Raw data:
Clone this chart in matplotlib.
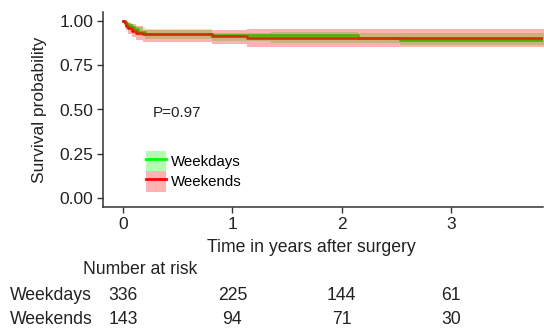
import matplotlib
matplotlib.use("Agg")
import matplotlib.pyplot as plt
import matplotlib.transforms as mtransforms
from matplotlib.patches import Patch
from matplotlib.lines import Line2D
from matplotlib.legend_handler import HandlerTuple

plt.rcParams['font.family'] = ['Liberation Sans', 'DejaVu Sans']

# Kaplan-Meier steps (years, survival, 95% CI)
wd_t = [0, 0.02, 0.04, 0.07, 0.10, 0.14, 0.20, 0.81, 1.35, 2.15, 2.53, 3.85]
wd_s = [1.0, 0.99, 0.978, 0.965, 0.952, 0.94, 0.925, 0.919, 0.919, 0.903, 0.893, 0.893]
wd_lo = [1.0, 0.978, 0.962, 0.946, 0.930, 0.915, 0.898, 0.889, 0.875, 0.874, 0.864, 0.864]
wd_hi = [1.0, 1.0, 0.993, 0.984, 0.973, 0.964, 0.952, 0.934, 0.940, 0.930, 0.930, 0.930]

we_t = [0, 0.015, 0.03, 0.05, 0.08, 0.12, 0.18, 0.81, 1.13, 3.85]
we_s = [1.0, 0.986, 0.972, 0.958, 0.945, 0.934, 0.925, 0.915, 0.902, 0.902]
we_lo = [1.0, 0.967, 0.946, 0.926, 0.908, 0.893, 0.882, 0.870, 0.850, 0.850]
we_hi = [1.0, 1.0, 0.998, 0.990, 0.982, 0.972, 0.946, 0.950, 0.956, 0.956]

groups = ["Weekdays", "Weekends"]
colors = ["#00FF00", "#FF0000"]
risk_times = [0, 1, 2, 3]
risk_wd = [336, 225, 144, 61]
risk_we = [143, 94, 71, 30]
p_text = "P=0.97"

W, H = 544, 332
fig = plt.figure(figsize=(W / 100, H / 100), dpi=100)
ax = fig.add_axes([103 / W, 1 - 207 / H, 440 / W, 195 / H])

curves = [(wd_t, wd_s, wd_lo, wd_hi), (we_t, we_s, we_lo, we_hi)]
for (t, s, lo, hi), c in zip(curves, colors):
    ax.step(t, s, where='post', color=c, lw=1.9, zorder=2)
for (t, s, lo, hi), c in zip(curves, colors):
    ax.fill_between(t, lo, hi, step='post', color=c, alpha=0.3, lw=0, zorder=3)

ax.set_xlim(-0.183, 3.84)
ax.set_ylim(-0.05, 1.05)
ax.set_xticks(risk_times)
ax.set_yticks([0, 0.25, 0.5, 0.75, 1.0])
ax.set_yticklabels(["0.00", "0.25", "0.50", "0.75", "1.00"])
for side in ['top', 'right']:
    ax.spines[side].set_visible(False)
for side in ['left', 'bottom']:
    ax.spines[side].set_color('#333333')
    ax.spines[side].set_linewidth(1.1)
ax.tick_params(colors='#333333', labelcolor='#222222', labelsize=12.5,
               length=4, width=1.0, pad=3)
ax.set_ylabel("Survival probability", fontsize=12.5, color='#222222', labelpad=9)
ax.set_xlabel("Time in years after surgery", fontsize=12.7, color='#222222', labelpad=0)
ax.xaxis.set_label_coords((311 - 103) / 440, -0.165)

ax.text(0.27, 0.48, p_text, fontsize=11, color='#222222', va='center', ha='left')

handles = [(Patch(facecolor=c, alpha=0.3, lw=0), Line2D([], [], color=c, lw=2))
           for c in colors]
ax.legend(handles, groups, handler_map={tuple: HandlerTuple(ndivide=1, pad=0)},
          loc='upper left', bbox_to_anchor=(0.074, 0.34), frameon=False,
          fontsize=10.8, handlelength=1.3, handleheight=1.7,
          handletextpad=0.35, labelspacing=0.0, borderpad=0.2)

# number at risk table
tr = mtransforms.blended_transform_factory(ax.transData, fig.transFigure)
fig.text(83 / W, 1 - 270 / H, "Number at risk", fontsize=12.7, color='#222222',
         va='center', ha='left')
for row, (name, vals) in enumerate(zip(groups, [risk_wd, risk_we])):
    y = 1 - (296 + 23 * row) / H
    fig.text(10 / W, y, name, fontsize=12.7, color='#222222', va='center', ha='left')
    for t, v in zip(risk_times, vals):
        fig.text(t, y, str(v), transform=tr, fontsize=12.7, color='#222222',
                 va='center', ha='center')

fig.savefig("out.png", dpi=100)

Objective: Every line from the top of the material above through the line with "plt.rcParams['font.family'] = ['Liberation" should be duplicated exactly, please; leave out the pictures.

Final result:
Clone this chart in matplotlib.
import matplotlib
matplotlib.use("Agg")
import matplotlib.pyplot as plt
import matplotlib.transforms as mtransforms
from matplotlib.patches import Patch
from matplotlib.lines import Line2D
from matplotlib.legend_handler import HandlerTuple

plt.rcParams['font.family'] = ['Liberation Sans', 'DejaVu Sans']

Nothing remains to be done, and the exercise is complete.